WACKER systematically and continually develops executives, so that they can deal with the varied challenges they encounter. We offer our employees comprehensive programs adapted to the needs of the respective target group. For employees new to management, this includes the mandatory “Start Leading@WACKER” and “Effective Management 1” courses. Employees with several years of managerial experience in disciplinary supervision can deepen their knowledge with the “Effective Management 2” seminar.
In 2015, we launched two new types of development programs for experienced managerial employees. The “Learning Company” seminar allows participants to assume different leadership roles within a fictitious organization and obtain feedback on their performance from experienced instructors. During the “External Peer Reflection” program, managers can exchange ideas with leaders at the same hierarchical level in other companies.
In 2016, WACKER launched a new, international program for high potentials and newly appointed executive personnel (OFK) – the Executive Development Program. It aims at creating a joint leadership identity, developing the participants’ potential and strengthening their management and leadership skills. Over the course of a year, the program, which comprises several modules, offers a platform for exchange, feedback and peer consulting among managerial employees.
In 2016, we revised all programs for managerial employees on the standard payscale, from filling supervisors to certified industrial master craftsmen, for newcomers and experienced staff. WACKER thus offers continuous executive development up to the executive-personnel (OFK) level.
WACKER encourages internal networks for specialists and managerial staff. These networks promote knowledge transfer and exchange of information across departmental boundaries. Examples include the “Neu-Wackerianer” network for new employees and a network for young female managerial staff who have taken part in a Munich-based cross-mentoring program. WACKER has participated in this program since 2005. Our goal is to help prepare women with management potential for leadership positions, with the aim of increasing the number of women in top management.
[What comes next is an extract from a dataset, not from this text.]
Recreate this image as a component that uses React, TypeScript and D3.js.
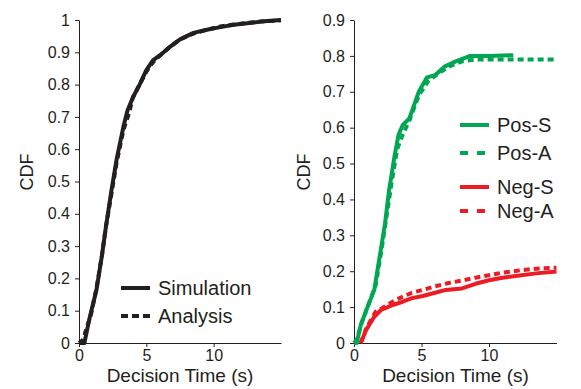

This 12-month program involves an experienced manager acting as mentor to a female mentee at another company. Seven young female managers from WACKER took part in the program in 2015 and 2016. WACKER’s OFK executives acted as mentors to other companies’ female employees. Since the program began, a total of 34 young female managers have taken part in the cross-mentoring program.
Alongside the cross-mentoring program, WACKER offers an internal mentoring program that is open to both male and female employees. Here, executives act as mentors to young above-standard-payscale employees.
All WACKER managerial staff, whatever their level, receive feedback on their management style when they hold annual performance reviews with their employees. Since 2015, executive personnel and management employees can obtain management feedback. Employees and/or colleagues submit their responses via an online tool, which are then evaluated anonymously. Following the evaluation, there is the chance to discuss, with support from a coach, the results in one’s team and to develop an action plan if necessary.
Since 2015, third-level management (FK3) employees have also been able to avail themselves of the Leadership Versatility Index® (LVI) feedback tool. The LVI supports the identification of strengths and areas for improvement and offers a comparison between self-assessment and external assessment. The tool also allows for a 360° view.